During the meeting, Dangote reaffirmed his ambition to make Nigeria and Africa self-sufficient in fertilizer production within the next 40 months. His group already operates Africa’s largest granulated urea complex, which produces 3 million tons annually and exports 37% of its output to the United States.
“With the expansion of our $2.5 billion plant on the outskirts of Lagos, Africa will stop importing fertilizer within 40 months,” he stated. “Our goal is to surpass Qatar and become the world’s largest urea exporter.”
Africa currently imports over six million metric tons of fertilizer annually—a major contributor to rising food costs and foreign exchange pressure, particularly in Nigeria.
Dangote’s ambition, however, will require substantial infrastructure improvements.
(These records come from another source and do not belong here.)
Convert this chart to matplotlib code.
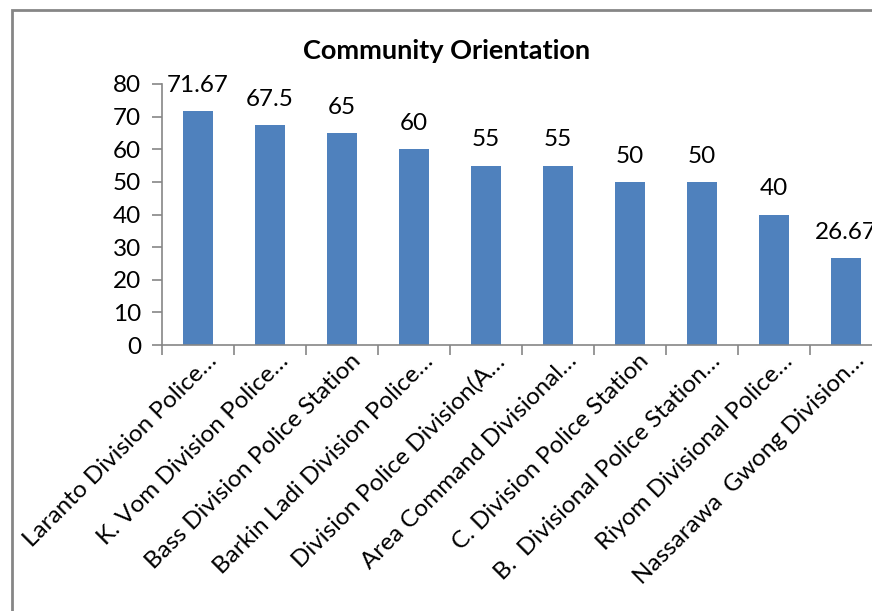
import matplotlib.pyplot as plt
from matplotlib.patches import Rectangle
from matplotlib.transforms import ScaledTranslation

plt.rcParams['font.family'] = ['Lato', 'DejaVu Sans']

stations = ['Laranto Division Police…', 'K. Vom Division Police…',
            'Bass Division Police Station', 'Barkin Ladi Division Police…',
            'Division Police Division(A…', 'Area Command Divisional…',
            'C. Division Police Station', 'B.  Divisional Police Station…',
            'Riyom Divisional Police…', 'Nassarawa  Gwong Division…']
scores = [71.67, 67.5, 65, 60, 55, 55, 50, 50, 40, 26.67]
score_labels = ['71.67', '67.5', '65', '60', '55', '55', '50', '50', '40', '26.67']

bar_color = '#4F81BD'
axis_color = '#868686'

fig = plt.figure(figsize=(8.72, 6.11), dpi=100)
ax = fig.add_axes([162 / 872, 1 - 345 / 611, 720 / 872, (345 - 84) / 611])

x = list(range(len(scores)))
ax.bar(x, scores, width=0.42, color=bar_color)
for xi, v, s in zip(x, scores, score_labels):
    ax.annotate(s, (xi, v), xytext=(0, 11), textcoords='offset points',
                ha='center', va='bottom', fontsize=17.5, color='black')

ax.set_xlim(-0.5, len(scores) - 0.5)
ax.set_ylim(0, 80)
ax.set_yticks(range(0, 81, 10))
ax.tick_params(axis='y', labelsize=17.5, length=7, width=1.2, color=axis_color, pad=8)

ax.set_xticks(x)
ax.set_xticklabels(stations, rotation=45, ha='right', rotation_mode='anchor', fontsize=17.5)
ax.tick_params(axis='x', which='major', length=0, pad=8)
ax.set_xticks([i - 0.5 for i in range(len(scores) + 1)], minor=True)
ax.tick_params(axis='x', which='minor', length=7, width=1.2, color=axis_color)

# nudge the slanted labels a bit right and up, as in the original
shift = ScaledTranslation(0.08, 0.06, fig.dpi_scale_trans)
for lab in ax.get_xticklabels():
    lab.set_transform(lab.get_transform() + shift)

for side in ['top', 'right']:
    ax.spines[side].set_visible(False)
for side in ['left', 'bottom']:
    ax.spines[side].set_color(axis_color)
    ax.spines[side].set_linewidth(1.2)

fig.text(447 / 872, 1 - 51 / 611, 'Community Orientation', ha='center', va='center',
         fontsize=19.5, fontweight='bold')

# outer chart frame (cut at right and bottom)
fig.patches.append(Rectangle((11.5 / 872, -0.1), 1.2, 1 - 10.5 / 611 + 0.1,
                             transform=fig.transFigure, fill=False,
                             edgecolor=axis_color, linewidth=2))

fig.savefig('out.png', dpi=100)
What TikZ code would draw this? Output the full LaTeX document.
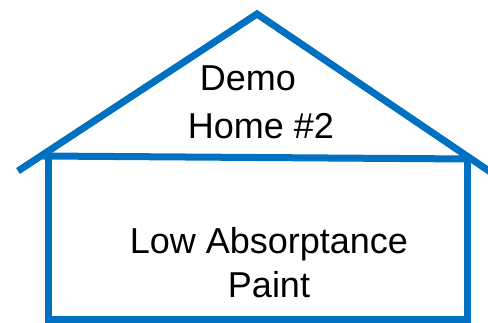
\documentclass[tikz,border=0pt]{standalone}
\usepackage{fontspec}
\setmainfont{Liberation Sans}
\usepackage{xcolor}
\usepackage{tikz}
\definecolor{housecol}{HTML}{0070C0}

\begin{document}
\begin{tikzpicture}[x=1pt, y=-1pt,
    wall/.style={housecol, line width=7pt},
    label/.style={anchor=base, inner sep=0pt, font=\fontsize{36}{44}\selectfont}]
  \useasboundingbox (0,0) rectangle (488,322);
  \draw[wall, line join=miter] (18,171) -- (257,14) -- (492,173);
  \draw[wall] (43,156) -- (471,159);
  \draw[wall] (48,156) -- (48,324);
  \draw[wall] (467,159) -- (467,324);
  \draw[wall] (45,319) -- (471,319);
  \node[label] (demo) at (248,90) {Demo};
  \node[label] (home) at (261,138) {Home \#2};
  \node[label] (low) at (269,253) {Low Absorptance};
  \node[label] (paint) at (269,297) {Paint};
\end{tikzpicture}
\end{document}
Analysts point out that the success of his expansion hinges on the development of transport networks and port facilities, which remain plagued by bottlenecks and delays.
Seth Goldstein, a senior equity analyst at Morningstar Research, cautioned that such large-scale projects face risks of cost overruns. Meanwhile, Mikolah Judson of global consultancy Control Risks noted that logistical limitations could hamper export efforts unless addressed.
Despite past delays and budget overruns in launching the Dangote Petroleum Refinery, the industrialist is widely credited for delivering major infrastructure projects and reshaping Nigeria’s industrial landscape.
Dangote has previously projected that his group could generate $30 billion in annual revenue by 2026 if its current growth trajectory is sustained.